═══ Data excerpt ═══

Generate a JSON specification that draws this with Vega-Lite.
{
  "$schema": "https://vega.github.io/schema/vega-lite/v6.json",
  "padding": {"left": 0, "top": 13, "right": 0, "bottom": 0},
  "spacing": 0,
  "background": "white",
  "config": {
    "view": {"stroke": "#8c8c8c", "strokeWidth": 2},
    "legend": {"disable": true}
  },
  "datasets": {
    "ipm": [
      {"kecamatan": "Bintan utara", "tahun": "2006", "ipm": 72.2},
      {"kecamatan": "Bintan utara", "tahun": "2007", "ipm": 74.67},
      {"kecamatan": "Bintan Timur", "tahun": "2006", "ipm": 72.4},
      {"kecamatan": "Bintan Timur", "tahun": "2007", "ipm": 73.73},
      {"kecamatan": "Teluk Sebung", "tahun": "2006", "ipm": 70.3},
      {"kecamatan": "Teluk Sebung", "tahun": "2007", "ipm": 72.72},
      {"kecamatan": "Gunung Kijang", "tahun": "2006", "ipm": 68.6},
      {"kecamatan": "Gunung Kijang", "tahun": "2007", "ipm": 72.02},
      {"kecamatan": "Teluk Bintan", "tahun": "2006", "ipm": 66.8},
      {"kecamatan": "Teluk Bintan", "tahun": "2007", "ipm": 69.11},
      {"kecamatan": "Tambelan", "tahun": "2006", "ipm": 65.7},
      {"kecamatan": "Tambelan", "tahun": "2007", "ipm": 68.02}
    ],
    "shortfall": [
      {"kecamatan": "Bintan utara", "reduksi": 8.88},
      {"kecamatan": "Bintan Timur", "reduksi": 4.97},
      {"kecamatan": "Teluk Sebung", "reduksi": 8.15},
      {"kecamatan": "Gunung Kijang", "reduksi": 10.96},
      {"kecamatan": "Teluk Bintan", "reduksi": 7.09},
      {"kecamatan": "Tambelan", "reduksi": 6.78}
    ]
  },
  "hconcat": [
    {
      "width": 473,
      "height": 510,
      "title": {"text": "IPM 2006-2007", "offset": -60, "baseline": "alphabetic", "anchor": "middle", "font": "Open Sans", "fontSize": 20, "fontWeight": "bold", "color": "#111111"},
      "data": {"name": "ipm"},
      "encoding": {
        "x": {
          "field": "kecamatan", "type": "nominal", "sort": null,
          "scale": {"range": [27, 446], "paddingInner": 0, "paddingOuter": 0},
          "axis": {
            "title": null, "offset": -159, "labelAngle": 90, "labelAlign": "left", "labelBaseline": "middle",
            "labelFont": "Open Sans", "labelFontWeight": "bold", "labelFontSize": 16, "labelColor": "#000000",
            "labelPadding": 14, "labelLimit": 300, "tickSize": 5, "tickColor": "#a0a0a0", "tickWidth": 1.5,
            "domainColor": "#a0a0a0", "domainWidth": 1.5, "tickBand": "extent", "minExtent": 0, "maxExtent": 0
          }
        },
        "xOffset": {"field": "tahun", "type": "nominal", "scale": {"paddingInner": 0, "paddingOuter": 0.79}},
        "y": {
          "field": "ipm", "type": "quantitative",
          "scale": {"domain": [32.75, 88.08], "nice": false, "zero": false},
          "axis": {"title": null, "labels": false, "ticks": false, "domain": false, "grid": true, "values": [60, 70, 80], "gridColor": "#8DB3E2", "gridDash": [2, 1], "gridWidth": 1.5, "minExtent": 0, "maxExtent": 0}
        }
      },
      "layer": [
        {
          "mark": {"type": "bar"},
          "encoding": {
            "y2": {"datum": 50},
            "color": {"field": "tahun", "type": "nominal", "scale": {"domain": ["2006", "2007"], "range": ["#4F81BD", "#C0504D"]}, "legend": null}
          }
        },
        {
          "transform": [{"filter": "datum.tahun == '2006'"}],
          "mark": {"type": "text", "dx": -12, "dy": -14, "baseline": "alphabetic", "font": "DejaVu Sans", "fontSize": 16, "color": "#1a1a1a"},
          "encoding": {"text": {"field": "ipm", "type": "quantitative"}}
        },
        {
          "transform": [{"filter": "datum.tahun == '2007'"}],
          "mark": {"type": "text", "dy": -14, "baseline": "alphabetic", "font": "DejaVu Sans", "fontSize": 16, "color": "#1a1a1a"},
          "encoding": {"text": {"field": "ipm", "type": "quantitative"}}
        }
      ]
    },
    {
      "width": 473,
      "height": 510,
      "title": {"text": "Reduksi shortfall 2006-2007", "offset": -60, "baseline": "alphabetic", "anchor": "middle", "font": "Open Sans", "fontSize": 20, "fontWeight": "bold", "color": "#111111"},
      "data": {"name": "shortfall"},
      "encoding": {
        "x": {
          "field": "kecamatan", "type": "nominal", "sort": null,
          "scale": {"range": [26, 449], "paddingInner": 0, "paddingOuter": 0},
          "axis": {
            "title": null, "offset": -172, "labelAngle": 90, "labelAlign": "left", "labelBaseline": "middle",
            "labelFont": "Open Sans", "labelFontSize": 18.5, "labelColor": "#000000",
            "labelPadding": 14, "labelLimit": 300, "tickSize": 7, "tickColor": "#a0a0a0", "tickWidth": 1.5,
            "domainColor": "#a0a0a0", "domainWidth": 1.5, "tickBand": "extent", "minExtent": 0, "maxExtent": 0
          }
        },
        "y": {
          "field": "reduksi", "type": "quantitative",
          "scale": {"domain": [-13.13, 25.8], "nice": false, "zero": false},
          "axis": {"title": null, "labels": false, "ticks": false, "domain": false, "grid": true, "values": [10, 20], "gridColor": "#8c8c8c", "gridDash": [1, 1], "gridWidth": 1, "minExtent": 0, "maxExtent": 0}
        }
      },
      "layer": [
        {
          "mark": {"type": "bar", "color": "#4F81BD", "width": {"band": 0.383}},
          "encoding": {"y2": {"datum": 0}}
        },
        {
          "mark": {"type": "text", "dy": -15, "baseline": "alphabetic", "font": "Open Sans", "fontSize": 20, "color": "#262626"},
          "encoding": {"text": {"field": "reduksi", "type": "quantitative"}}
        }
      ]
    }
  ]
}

═══

Task objective: Output the listing above exactly as it appears.

Reply:
Generate a JSON specification that draws this with Vega-Lite.
{
  "$schema": "https://vega.github.io/schema/vega-lite/v6.json",
  "padding": {"left": 0, "top": 13, "right": 0, "bottom": 0},
  "spacing": 0,
  "background": "white",
  "config": {
    "view": {"stroke": "#8c8c8c", "strokeWidth": 2},
    "legend": {"disable": true}
  },
  "datasets": {
    "ipm": [
      {"kecamatan": "Bintan utara", "tahun": "2006", "ipm": 72.2},
      {"kecamatan": "Bintan utara", "tahun": "2007", "ipm": 74.67},
      {"kecamatan": "Bintan Timur", "tahun": "2006", "ipm": 72.4},
      {"kecamatan": "Bintan Timur", "tahun": "2007", "ipm": 73.73},
      {"kecamatan": "Teluk Sebung", "tahun": "2006", "ipm": 70.3},
      {"kecamatan": "Teluk Sebung", "tahun": "2007", "ipm": 72.72},
      {"kecamatan": "Gunung Kijang", "tahun": "2006", "ipm": 68.6},
      {"kecamatan": "Gunung Kijang", "tahun": "2007", "ipm": 72.02},
      {"kecamatan": "Teluk Bintan", "tahun": "2006", "ipm": 66.8},
      {"kecamatan": "Teluk Bintan", "tahun": "2007", "ipm": 69.11},
      {"kecamatan": "Tambelan", "tahun": "2006", "ipm": 65.7},
      {"kecamatan": "Tambelan", "tahun": "2007", "ipm": 68.02}
    ],
    "shortfall": [
      {"kecamatan": "Bintan utara", "reduksi": 8.88},
      {"kecamatan": "Bintan Timur", "reduksi": 4.97},
      {"kecamatan": "Teluk Sebung", "reduksi": 8.15},
      {"kecamatan": "Gunung Kijang", "reduksi": 10.96},
      {"kecamatan": "Teluk Bintan", "reduksi": 7.09},
      {"kecamatan": "Tambelan", "reduksi": 6.78}
    ]
  },
  "hconcat": [
    {
      "width": 473,
      "height": 510,
      "title": {"text": "IPM 2006-2007", "offset": -60, "baseline": "alphabetic", "anchor": "middle", "font": "Open Sans", "fontSize": 20, "fontWeight": "bold", "color": "#111111"},
      "data": {"name": "ipm"},
      "encoding": {
        "x": {
          "field": "kecamatan", "type": "nominal", "sort": null,
          "scale": {"range": [27, 446], "paddingInner": 0, "paddingOuter": 0},
          "axis": {
            "title": null, "offset": -159, "labelAngle": 90, "labelAlign": "left", "labelBaseline": "middle",
            "labelFont": "Open Sans", "labelFontWeight": "bold", "labelFontSize": 16, "labelColor": "#000000",
            "labelPadding": 14, "labelLimit": 300, "tickSize": 5, "tickColor": "#a0a0a0", "tickWidth": 1.5,
            "domainColor": "#a0a0a0", "domainWidth": 1.5, "tickBand": "extent", "minExtent": 0, "maxExtent": 0
          }
        },
        "xOffset": {"field": "tahun", "type": "nominal", "scale": {"paddingInner": 0, "paddingOuter": 0.79}},
        "y": {
          "field": "ipm", "type": "quantitative",
          "scale": {"domain": [32.75, 88.08], "nice": false, "zero": false},
          "axis": {"title": null, "labels": false, "ticks": false, "domain": false, "grid": true, "values": [60, 70, 80], "gridColor": "#8DB3E2", "gridDash": [2, 1], "gridWidth": 1.5, "minExtent": 0, "maxExtent": 0}
        }
      },
      "layer": [
        {
          "mark": {"type": "bar"},
          "encoding": {
            "y2": {"datum": 50},
            "color": {"field": "tahun", "type": "nominal", "scale": {"domain": ["2006", "2007"], "range": ["#4F81BD", "#C0504D"]}, "legend": null}
          }
        },
        {
          "transform": [{"filter": "datum.tahun == '2006'"}],
          "mark": {"type": "text", "dx": -12, "dy": -14, "baseline": "alphabetic", "font": "DejaVu Sans", "fontSize": 16, "color": "#1a1a1a"},
          "encoding": {"text": {"field": "ipm", "type": "quantitative"}}
        },
        {
          "transform": [{"filter": "datum.tahun == '2007'"}],
          "mark": {"type": "text", "dy": -14, "baseline": "alphabetic", "font": "DejaVu Sans", "fontSize": 16, "color": "#1a1a1a"},
          "encoding": {"text": {"field": "ipm", "type": "quantitative"}}
        }
      ]
    },
    {
      "width": 473,
      "height": 510,
      "title": {"text": "Reduksi shortfall 2006-2007", "offset": -60, "baseline": "alphabetic", "anchor": "middle", "font": "Open Sans", "fontSize": 20, "fontWeight": "bold", "color": "#111111"},
      "data": {"name": "shortfall"},
      "encoding": {
        "x": {
          "field": "kecamatan", "type": "nominal", "sort": null,
          "scale": {"range": [26, 449], "paddingInner": 0, "paddingOuter": 0},
          "axis": {
            "title": null, "offset": -172, "labelAngle": 90, "labelAlign": "left", "labelBaseline": "middle",
            "labelFont": "Open Sans", "labelFontSize": 18.5, "labelColor": "#000000",
            "labelPadding": 14, "labelLimit": 300, "tickSize": 7, "tickColor": "#a0a0a0", "tickWidth": 1.5,
            "domainColor": "#a0a0a0", "domainWidth": 1.5, "tickBand": "extent", "minExtent": 0, "maxExtent": 0
          }
        },
        "y": {
          "field": "reduksi", "type": "quantitative",
          "scale": {"domain": [-13.13, 25.8], "nice": false, "zero": false},
          "axis": {"title": null, "labels": false, "ticks": false, "domain": false, "grid": true, "values": [10, 20], "gridColor": "#8c8c8c", "gridDash": [1, 1], "gridWidth": 1, "minExtent": 0, "maxExtent": 0}
        }
      },
      "layer": [
        {
          "mark": {"type": "bar", "color": "#4F81BD", "width": {"band": 0.383}},
          "encoding": {"y2": {"datum": 0}}
        },
        {
          "mark": {"type": "text", "dy": -15, "baseline": "alphabetic", "font": "Open Sans", "fontSize": 20, "color": "#262626"},
          "encoding": {"text": {"field": "reduksi", "type": "quantitative"}}
        }
      ]
    }
  ]
}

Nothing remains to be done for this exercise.